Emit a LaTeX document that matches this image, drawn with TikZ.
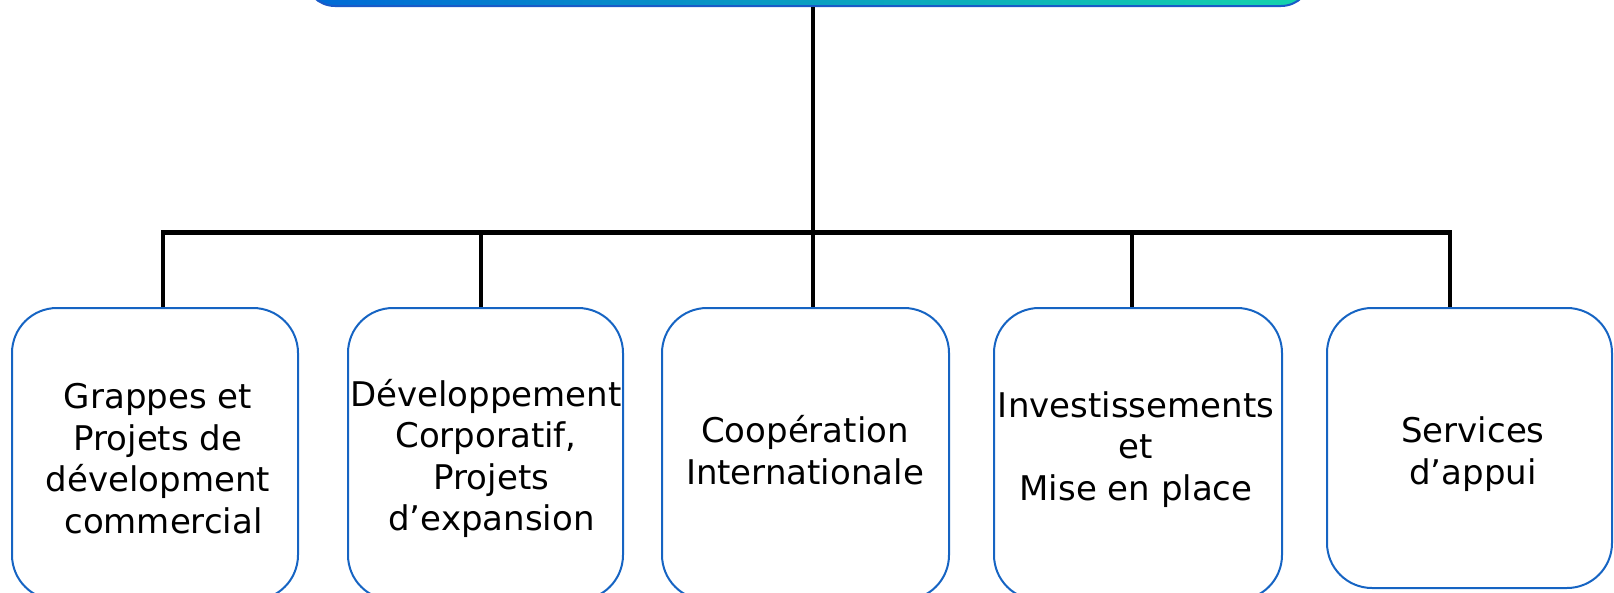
\documentclass[tikz,border=0pt]{standalone}
\usepackage{fontspec}
\setmainfont{DejaVu Sans}
\definecolor{boxblue}{RGB}{22,100,195}
\definecolor{topedge}{RGB}{25,90,200}
\definecolor{shadeL}{RGB}{0,105,215}
\definecolor{shadeM}{RGB}{35,190,228}
\definecolor{shadeR}{RGB}{20,212,172}
\newcommand\lstrut{\rule[-9pt]{0pt}{41pt}}
\begin{document}
\begin{tikzpicture}[x=1pt,y=-1pt,
  unitbox/.style={draw=boxblue, line width=2pt, rounded corners=45pt, inner sep=0pt},
  unittext/.style={font=\fontsize{34}{41.5}\selectfont, align=center, inner sep=0pt, text=black},
  link/.style={line width=4.5pt, draw=black}]
\useasboundingbox (0,0) rectangle (1614,592);
\clip (0,0) rectangle (1614,592);
% top box (mostly outside the picture)
\node[draw=topedge, line width=2pt, rounded corners=30pt, left color=shadeL, middle color=shadeM, right color=shadeR,
      minimum width=1006pt, minimum height=100pt, inner sep=0pt] (top) at (808,-44) {};
% unit boxes
\node[unitbox, minimum width=286pt, minimum height=292pt] (b1) at (155,454) {};
\node[unitbox, minimum width=275pt, minimum height=292pt] (b2) at (485.5,454) {};
\node[unitbox, minimum width=287pt, minimum height=292pt] (b3) at (805.5,454) {};
\node[unitbox, minimum width=288pt, minimum height=292pt] (b4) at (1138,454) {};
\node[unitbox, minimum width=285pt, minimum height=280pt] (b5) at (1469.5,448) {};
% texts
\node[unittext] (t1) at (158,459.5) {\lstrut Grappes et\\\lstrut Projets de\\\lstrut dévelopment\\\lstrut\hspace*{11pt}commercial};
\node[unittext] (t2) at (486,457) {\lstrut Développement\\\lstrut Corporatif,\\\lstrut\hspace*{11pt}Projets\\\lstrut\hspace*{11pt}d’expansion};
\node[unittext] (t3) at (805,452) {\lstrut Coopération\\\lstrut Internationale};
\node[unittext] (t4) at (1136,447) {\lstrut Investissements\\\lstrut et\\\lstrut Mise en place};
\node[unittext] (t5) at (1473,452) {\lstrut Services\\\lstrut d’appui};
% junctions on the bar
\coordinate (j1) at (163,232.5);
\coordinate (j2) at (481,232.5);
\coordinate (j3) at (813,232.5);
\coordinate (j4) at (1132,232.5);
\coordinate (j5) at (1450,232.5);
% connectors
\draw[link] (j1 |- b1.north) -- (j1) -- (j5) -- (j5 |- b5.north);
\draw[link] (top.south -| j3) -- (j3 |- b3.north);
\draw[link] (j2) -- (j2 |- b2.north);
\draw[link] (j4) -- (j4 |- b4.north);
\end{tikzpicture}
\end{document}
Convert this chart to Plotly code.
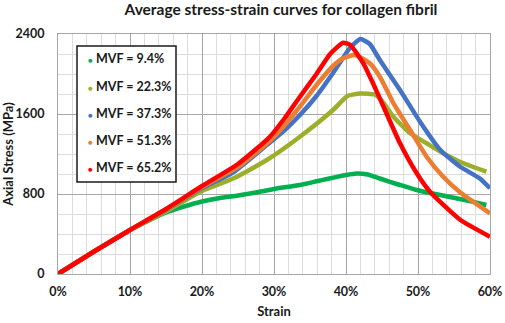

SHORT TASK:
Return to the listing above and set it down exactly, leaving out its pictures.

PROBLEM SOLUTION:
Emit a LaTeX document that matches this image, drawn with TikZ.
\documentclass[tikz,border=0pt]{standalone}
\usepackage{fontspec}
\setmainfont{DejaVu Sans}
\definecolor{boxblue}{RGB}{22,100,195}
\definecolor{topedge}{RGB}{25,90,200}
\definecolor{shadeL}{RGB}{0,105,215}
\definecolor{shadeM}{RGB}{35,190,228}
\definecolor{shadeR}{RGB}{20,212,172}
\newcommand\lstrut{\rule[-9pt]{0pt}{41pt}}
\begin{document}
\begin{tikzpicture}[x=1pt,y=-1pt,
  unitbox/.style={draw=boxblue, line width=2pt, rounded corners=45pt, inner sep=0pt},
  unittext/.style={font=\fontsize{34}{41.5}\selectfont, align=center, inner sep=0pt, text=black},
  link/.style={line width=4.5pt, draw=black}]
\useasboundingbox (0,0) rectangle (1614,592);
\clip (0,0) rectangle (1614,592);
% top box (mostly outside the picture)
\node[draw=topedge, line width=2pt, rounded corners=30pt, left color=shadeL, middle color=shadeM, right color=shadeR,
      minimum width=1006pt, minimum height=100pt, inner sep=0pt] (top) at (808,-44) {};
% unit boxes
\node[unitbox, minimum width=286pt, minimum height=292pt] (b1) at (155,454) {};
\node[unitbox, minimum width=275pt, minimum height=292pt] (b2) at (485.5,454) {};
\node[unitbox, minimum width=287pt, minimum height=292pt] (b3) at (805.5,454) {};
\node[unitbox, minimum width=288pt, minimum height=292pt] (b4) at (1138,454) {};
\node[unitbox, minimum width=285pt, minimum height=280pt] (b5) at (1469.5,448) {};
% texts
\node[unittext] (t1) at (158,459.5) {\lstrut Grappes et\\\lstrut Projets de\\\lstrut dévelopment\\\lstrut\hspace*{11pt}commercial};
\node[unittext] (t2) at (486,457) {\lstrut Développement\\\lstrut Corporatif,\\\lstrut\hspace*{11pt}Projets\\\lstrut\hspace*{11pt}d’expansion};
\node[unittext] (t3) at (805,452) {\lstrut Coopération\\\lstrut Internationale};
\node[unittext] (t4) at (1136,447) {\lstrut Investissements\\\lstrut et\\\lstrut Mise en place};
\node[unittext] (t5) at (1473,452) {\lstrut Services\\\lstrut d’appui};
% junctions on the bar
\coordinate (j1) at (163,232.5);
\coordinate (j2) at (481,232.5);
\coordinate (j3) at (813,232.5);
\coordinate (j4) at (1132,232.5);
\coordinate (j5) at (1450,232.5);
% connectors
\draw[link] (j1 |- b1.north) -- (j1) -- (j5) -- (j5 |- b5.north);
\draw[link] (top.south -| j3) -- (j3 |- b3.north);
\draw[link] (j2) -- (j2 |- b2.north);
\draw[link] (j4) -- (j4 |- b4.north);
\end{tikzpicture}
\end{document}
Convert this chart to Plotly code.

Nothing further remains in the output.